April 7 New York Times publishes a front-page 2,915-word obituary of Ginsberg, replete with several photographs.

1998

Ferlinghetti is inaugurated as Poet Laureate of San Francisco. In his public address, he urges San Franciscans to vote to remove the earthquake-damaged Central Freeway and replace it with a boulevard, decrying automobiles for destroying “the poetry of a city.”

2001

City Lights Bookstore is declared an official historical landmark.

2003

Ferlinghetti is elected to the American Academy of Arts and Letters.

2007

Ferlinghetti is named Commandeur, French Order of Arts and Letters.

August Ferlinghetti and others petition New York Pacifica Radio station WBAI-FM to play Allen Ginsberg’s 1959 recording of “Howl” in celebration of the 50th anniversary of the victory in People v. Ferlinghetti. Despite initial interest, fears of catastrophic FCC fines for “indecency” ultimately prevailed. Instead, WBAI ran a program “Howl against Censorship,” on the Pacifica.org Internet site, which included Ginsberg’s reading of “Howl” and a phone interview with Ferlinghetti, who ended by reciting excerpts from his poem “Pity the Nation.”

2010

60 Years of Painting, a retrospective of Ferlinghetti’s artwork, is staged in Rome and Reggio Calabria.

Andrew Rogers portrays Ferlinghetti in the film Howl.

2012

Ferlinghetti declines to accept an award of the inaugural Janus Pannonius International Poetry Prize from the Hungarian PEN organization after learning that the Hungarian government under Prime Minister Viktor Orbán was a partial sponsor of the prize of 50,000 Euros.

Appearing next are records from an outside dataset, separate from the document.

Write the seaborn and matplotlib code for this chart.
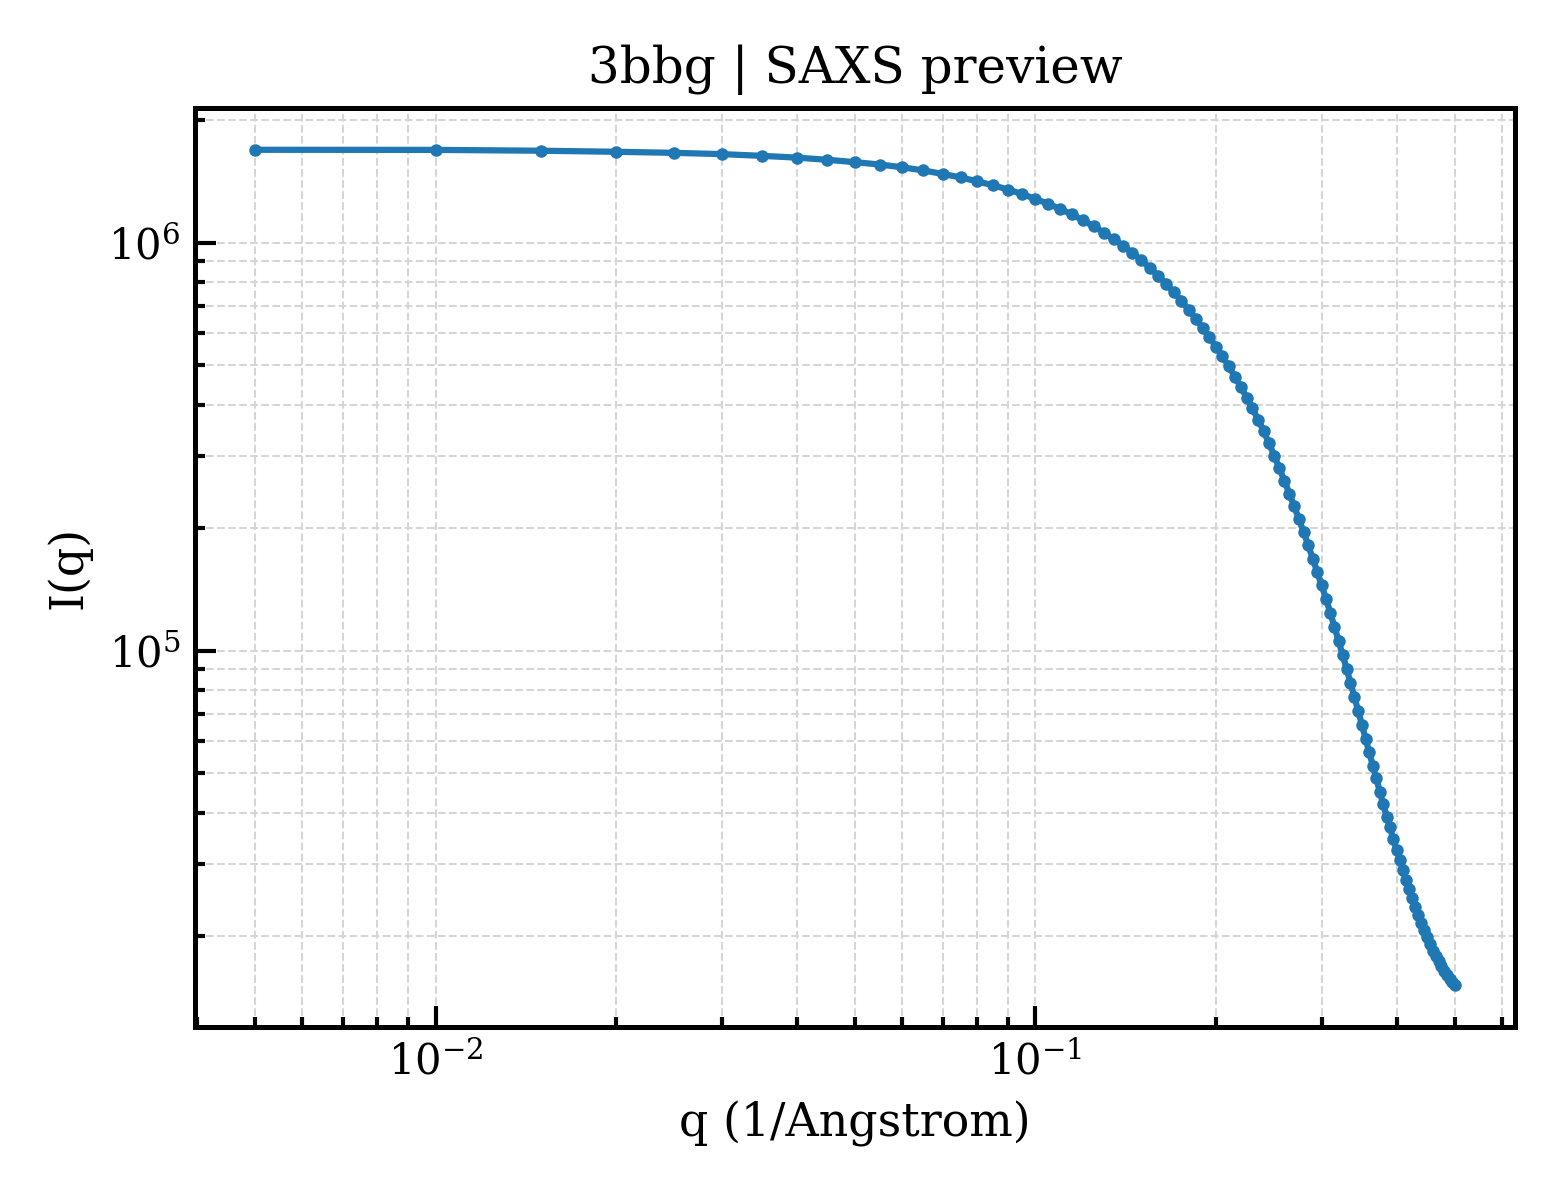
import numpy as np
import pandas as pd
import seaborn as sns
import matplotlib
matplotlib.use('Agg')
import matplotlib.pyplot as plt

sns.set_style('ticks')
plt.rcParams['font.family'] = ['DejaVu Serif']
plt.rcParams['mathtext.fontset'] = 'dejavuserif'
plt.rcParams['text.color'] = 'black'
plt.rcParams['axes.labelcolor'] = 'black'
plt.rcParams['xtick.color'] = 'black'
plt.rcParams['ytick.color'] = 'black'


# Data
q = [0.005, 0.010, 0.015, 0.020, 0.025, 0.030, 0.035, 0.040, 0.045, 0.050,
     0.055, 0.060, 0.065, 0.070, 0.075, 0.080, 0.085, 0.090, 0.095, 0.100,
     0.105, 0.110, 0.115, 0.120, 0.125, 0.130, 0.135, 0.140, 0.145, 0.150,
     0.155, 0.160, 0.165, 0.170, 0.175, 0.180, 0.185, 0.190, 0.195, 0.200,
     0.205, 0.210, 0.215, 0.220, 0.225, 0.230, 0.235, 0.240, 0.245, 0.250,
     0.255, 0.260, 0.265, 0.270, 0.275, 0.280, 0.285, 0.290, 0.295, 0.300,
     0.305, 0.310, 0.315, 0.320, 0.325, 0.330, 0.335, 0.340, 0.345, 0.350,
     0.355, 0.360, 0.365, 0.370, 0.375, 0.380, 0.385, 0.390, 0.395, 0.400,
     0.405, 0.410, 0.415, 0.420, 0.425, 0.430, 0.435, 0.440, 0.445, 0.450,
     0.455, 0.460, 0.465, 0.470, 0.475, 0.480, 0.485, 0.490, 0.495, 0.500]

intensity = [1690000, 1689000, 1681000, 1671000, 1661000, 1649000, 1633000, 1617000, 1597000, 1576000,
             1555000, 1531000, 1504000, 1475000, 1446000, 1414000, 1383000, 1350000, 1317000, 1280000,
             1246000, 1210000, 1173000, 1135000, 1097000, 1059000, 1021000, 982600, 945100, 907000,
             868800, 830900, 793400, 756700, 720900, 685600, 651100, 618200, 586400, 555400,
             526100, 497200, 469400, 442600, 416900, 392400, 368500, 345700, 322600, 300600,
             280000, 260700, 242500, 225600, 209800, 195000, 181000, 167900, 155700, 144500,
             134000, 123900, 114500, 105800, 97770, 90350, 83480, 77140, 71280, 65870,
             60850, 56390, 52250, 48570, 45110, 41940, 39180, 36830, 34420, 32350,
             30570, 28890, 27310, 25960, 24670, 23450, 22410, 21420, 20590, 19800,
             19030, 18390, 17780, 17290, 16810, 16340, 15970, 15620, 15360, 15100]

df = pd.DataFrame({'q': q, 'I': intensity})


# Figure
fig, ax = plt.subplots(figsize=(5.2, 4.0), dpi=300)
fig.subplots_adjust(left=0.125, right=0.971, bottom=0.144, top=0.91)

sns.lineplot(data=df, x='q', y='I', ax=ax,
             color='#1f77b4', linewidth=1.5,
             marker='o', markersize=3, markeredgewidth=0)

ax.set_xscale('log')
ax.set_yscale('log')
ax.grid(True, which='both', linestyle='--', linewidth=0.5, color='#d6d6d6')
ax.set_axisbelow(True)

ax.tick_params(which='both', direction='in', bottom=True, left=True,
               top=False, right=False, labelsize=10, width=1.0, color='black')
ax.tick_params(which='major', length=5)
ax.tick_params(which='minor', length=2.5)
for s in ax.spines.values():
    s.set_visible(True)
    s.set_linewidth(1.2)
    s.set_color('black')

ax.set_title('3bbg | SAXS preview', fontsize=12)
ax.set_xlabel('q (1/Angstrom)', fontsize=11)
ax.set_ylabel('I(q)', fontsize=11)

plt.savefig('out.png', dpi=300)
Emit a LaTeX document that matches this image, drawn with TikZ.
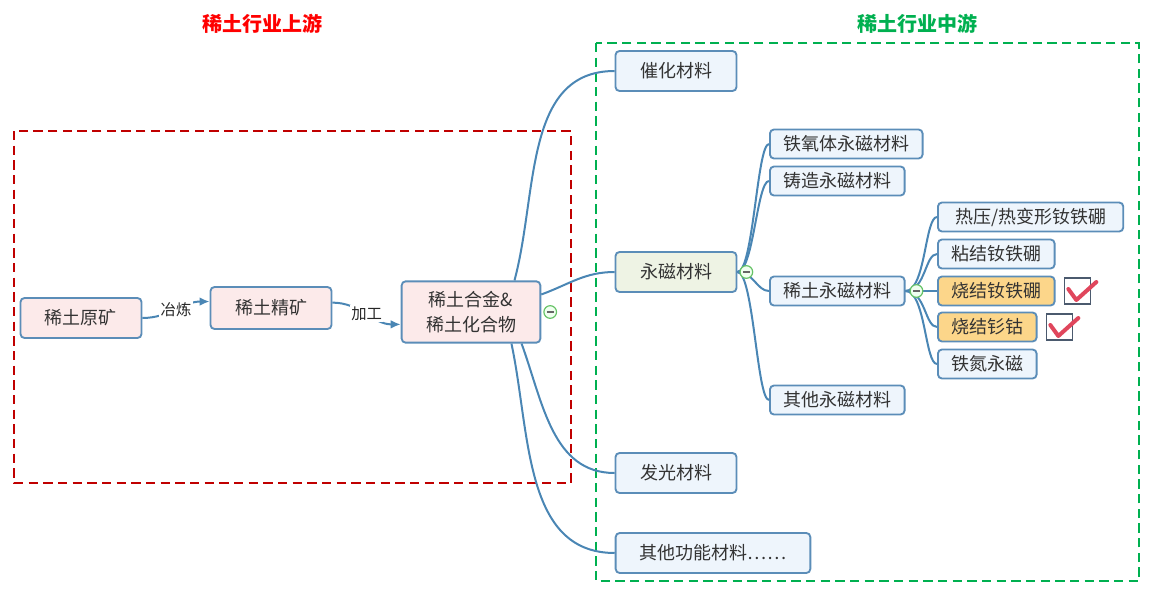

He expresses his opposition to the “right wing regime” of the Prime Minister.

2013

Christopher Felver’s documentary, Lawrence Ferlinghetti: A Rebirth of Wonder, is released.

2017

October The recipient of many American and Italian awards for his contributions to arts and blletters, Ferlinghetti is conferred with the Career Award at the XIV edition of the Premio di Arti Letterarie Metropoli di Torino.

2019

March Lawrence Ferlinghetti’s experimental new book, Little Boy—blending autobiography, literary criticism, poetry, and philosophy—is published in honor of the author’s centenary.

March 24 Ferlinghetti’s 100th birthday, which is celebrated nationally and internationally.